From the top of the entries, reproduce each line exactly, stopping after the line that contains "plt.rcParams['font.family'] = ['Open". Omit pictures.

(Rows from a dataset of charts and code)
* begin *
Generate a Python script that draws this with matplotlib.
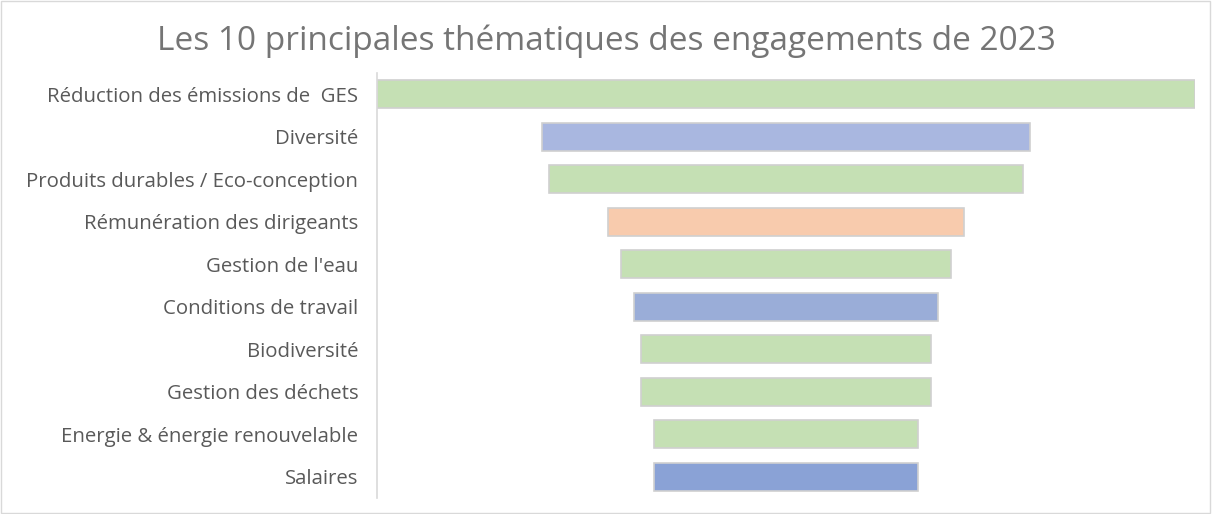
import matplotlib.pyplot as plt
import numpy as np

# Funnel-style chart: bars centred on the middle of the axis
themes = ["Réduction des émissions de  GES", "Diversité",
          "Produits durables / Eco-conception", "Rémunération des dirigeants",
          "Gestion de l'eau", "Conditions de travail", "Biodiversité",
          "Gestion des déchets", "Energie & énergie renouvelable", "Salaires"]
counts = [62, 37, 36, 27, 25, 23, 22, 22, 20, 20]
colors = ["#c5e0b4", "#a9b7e0", "#c5e0b4", "#f8cbad", "#c5e0b4",
          "#9aadd8", "#c5e0b4", "#c5e0b4", "#c5e0b4", "#8aa2d6"]

plt.rcParams['font.family'] = ['Open Sans', 'DejaVu Sans']

fig = plt.figure(figsize=(12.12, 5.14), dpi=100)
ax = fig.add_axes([377 / 1212, 1 - 498 / 514, 818 / 1212, 425 / 514])

total = max(counts)
y = np.arange(len(themes))
lefts = [(total - c) / 2 for c in counts]
ax.barh(y, counts, left=lefts, height=0.66, color=colors,
        edgecolor="#d0d0d0", linewidth=1.2)

ax.set_xlim(0, total)
ax.set_ylim(len(themes) - 0.5, -0.5)
ax.set_yticks(y)
ax.set_yticklabels(themes, fontsize=14.7, color="#595959")
ax.tick_params(axis='y', length=0, pad=13.5)
ax.set_xticks([])
for s in ["top", "right", "bottom"]:
    ax.spines[s].set_visible(False)
ax.spines["left"].set_color("#d9d9d9")
ax.spines["left"].set_linewidth(1.2)

fig.text(0.5, 1 - 41 / 514, "Les 10 principales thématiques des engagements de 2023",
         ha="center", va="center", fontsize=24, color="#757575")

# light frame round the whole chart
fig.patches.append(plt.Rectangle((0.001, 0.002), 0.997, 0.996, transform=fig.transFigure,
                                 fill=False, edgecolor="#d9d9d9", linewidth=1))

fig.savefig("out.png", dpi=100)
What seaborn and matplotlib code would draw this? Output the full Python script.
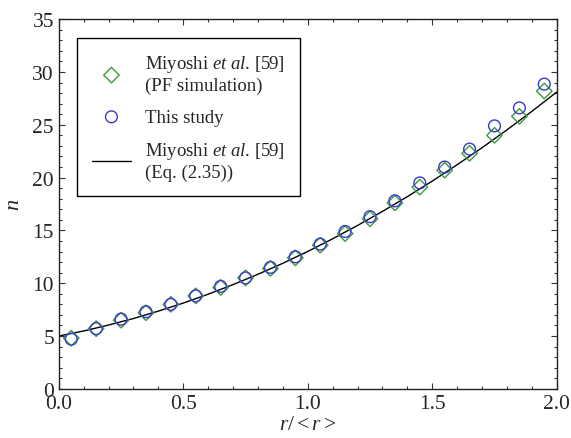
* end *
§ OUTPUT BELOW:
Generate a Python script that draws this with matplotlib.
import matplotlib.pyplot as plt
import numpy as np

# Funnel-style chart: bars centred on the middle of the axis
themes = ["Réduction des émissions de  GES", "Diversité",
          "Produits durables / Eco-conception", "Rémunération des dirigeants",
          "Gestion de l'eau", "Conditions de travail", "Biodiversité",
          "Gestion des déchets", "Energie & énergie renouvelable", "Salaires"]
counts = [62, 37, 36, 27, 25, 23, 22, 22, 20, 20]
colors = ["#c5e0b4", "#a9b7e0", "#c5e0b4", "#f8cbad", "#c5e0b4",
          "#9aadd8", "#c5e0b4", "#c5e0b4", "#c5e0b4", "#8aa2d6"]

plt.rcParams['font.family'] = ['Open Sans', 'DejaVu Sans']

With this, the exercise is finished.